By Joseph Palenchar -- TWICE, 4/18/2008 2:21:00 PM

Richardson, Texas — MetroPCS became the first wireless carrier to offer a service that lets push-to-talk (PTT) subscribers conduct a PTT session with any landline or wireless-phone user.

Other carriers limit PTT sessions to PTT subscribers, all of whom must use a PTT-enabled wireless handset operating on the same wireless network.

“We removed all these barriers,” said Bruce Lawler, excecutive VP of the company that provided the PTT infrastructure to MetroPCS. His company, Kodiak, offers PTT infrastructure to multiple U.S. carriers.

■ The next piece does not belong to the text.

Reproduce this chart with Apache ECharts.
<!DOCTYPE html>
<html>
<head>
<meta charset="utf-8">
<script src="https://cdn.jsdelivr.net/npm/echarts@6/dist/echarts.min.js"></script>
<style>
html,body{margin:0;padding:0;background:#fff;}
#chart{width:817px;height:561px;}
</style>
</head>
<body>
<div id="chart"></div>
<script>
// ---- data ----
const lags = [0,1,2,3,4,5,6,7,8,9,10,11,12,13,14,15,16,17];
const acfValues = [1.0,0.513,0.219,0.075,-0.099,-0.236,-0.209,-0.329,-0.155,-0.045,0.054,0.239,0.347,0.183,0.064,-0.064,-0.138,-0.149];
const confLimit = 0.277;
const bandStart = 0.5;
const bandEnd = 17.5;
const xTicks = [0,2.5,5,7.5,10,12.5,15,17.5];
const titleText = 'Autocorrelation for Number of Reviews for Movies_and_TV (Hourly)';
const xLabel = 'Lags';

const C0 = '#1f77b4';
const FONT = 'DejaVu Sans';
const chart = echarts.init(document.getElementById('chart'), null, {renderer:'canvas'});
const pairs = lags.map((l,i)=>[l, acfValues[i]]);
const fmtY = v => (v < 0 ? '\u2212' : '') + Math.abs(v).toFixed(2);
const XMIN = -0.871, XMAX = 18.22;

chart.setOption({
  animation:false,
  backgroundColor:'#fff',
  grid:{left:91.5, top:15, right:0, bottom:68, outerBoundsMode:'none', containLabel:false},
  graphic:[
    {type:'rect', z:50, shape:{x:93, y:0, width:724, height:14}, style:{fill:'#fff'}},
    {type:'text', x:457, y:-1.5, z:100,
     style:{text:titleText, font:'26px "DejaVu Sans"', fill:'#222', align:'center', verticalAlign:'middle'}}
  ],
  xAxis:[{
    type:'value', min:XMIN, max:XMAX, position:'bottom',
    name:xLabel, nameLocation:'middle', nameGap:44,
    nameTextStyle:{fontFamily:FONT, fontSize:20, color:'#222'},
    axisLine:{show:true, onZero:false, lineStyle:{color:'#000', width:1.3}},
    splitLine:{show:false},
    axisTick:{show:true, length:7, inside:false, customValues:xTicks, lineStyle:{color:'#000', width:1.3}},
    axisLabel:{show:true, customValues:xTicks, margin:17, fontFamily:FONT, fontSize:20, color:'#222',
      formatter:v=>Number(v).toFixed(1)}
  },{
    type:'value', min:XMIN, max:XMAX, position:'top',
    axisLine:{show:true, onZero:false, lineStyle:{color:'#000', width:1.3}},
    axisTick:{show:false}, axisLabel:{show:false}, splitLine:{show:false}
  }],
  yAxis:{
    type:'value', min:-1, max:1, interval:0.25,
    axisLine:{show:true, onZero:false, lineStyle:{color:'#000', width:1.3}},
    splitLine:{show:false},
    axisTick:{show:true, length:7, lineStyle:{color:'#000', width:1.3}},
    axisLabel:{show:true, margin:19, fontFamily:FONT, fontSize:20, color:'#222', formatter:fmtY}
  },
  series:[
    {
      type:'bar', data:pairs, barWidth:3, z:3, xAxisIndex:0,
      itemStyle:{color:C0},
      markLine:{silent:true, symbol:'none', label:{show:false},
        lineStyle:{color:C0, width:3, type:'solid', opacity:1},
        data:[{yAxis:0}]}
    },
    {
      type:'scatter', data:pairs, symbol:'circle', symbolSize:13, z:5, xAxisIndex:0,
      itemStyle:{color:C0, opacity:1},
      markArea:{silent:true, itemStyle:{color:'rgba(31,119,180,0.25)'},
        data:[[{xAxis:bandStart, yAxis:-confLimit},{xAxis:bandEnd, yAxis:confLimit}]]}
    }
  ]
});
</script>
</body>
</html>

MetroPCS calls its service ChatLINK, which costs $5.00/month for unlimited use. The service, described as a “clientless” PTT service, requires the initiator of a PTT call to use a handset equipped with Kodiak PTT software. Other participants in the PTT session don’t need a Kodiak-equipped handset or, for that matter, any type of PTT-enabled handset, nor do they need a PTT subscription, Lawler said. ChatLINK is the first PTT service that enables PTT connections to subscribers of other wireless networks as well as to landline phone users, he added.

To participate in a PTT call initiated by a ChatLINK subscriber, people without a PTT phone can use any key on their phone as a walkie-talkie button to talk back. They can also hear all parties participating in the PTT session, Lawler explained.

ChatLINK subscribers can conduct PTT sessions to a mix of PTT subscribers and nonsubscribers simultaneously. Nonsubscribers who get a ChatLINK call will hear a voice announcement informing them that they’re getting a PTT call and advising them to press any key on their handset to join.

For now, MetroPCS offers only one phone — Kyocera’s K312 clamshell — with ChatLINK software, but more will come, Lawler said. Kodiak’s infrastructure and software can be implemented in any wireless network, whether GSM, W-CDMA, CDMA 1x, or CDMA 1x-EVDO, he added.

On MetroPCS’s network, Kodiak’s technology delivers a two- to three-second call setup time, about one to two seconds longer than Sprint Nextel’s iDEN-network PTT service, but call latency after that is only 150 milliseconds compared to the iDEN network’s 700 milliseconds, Lawler said.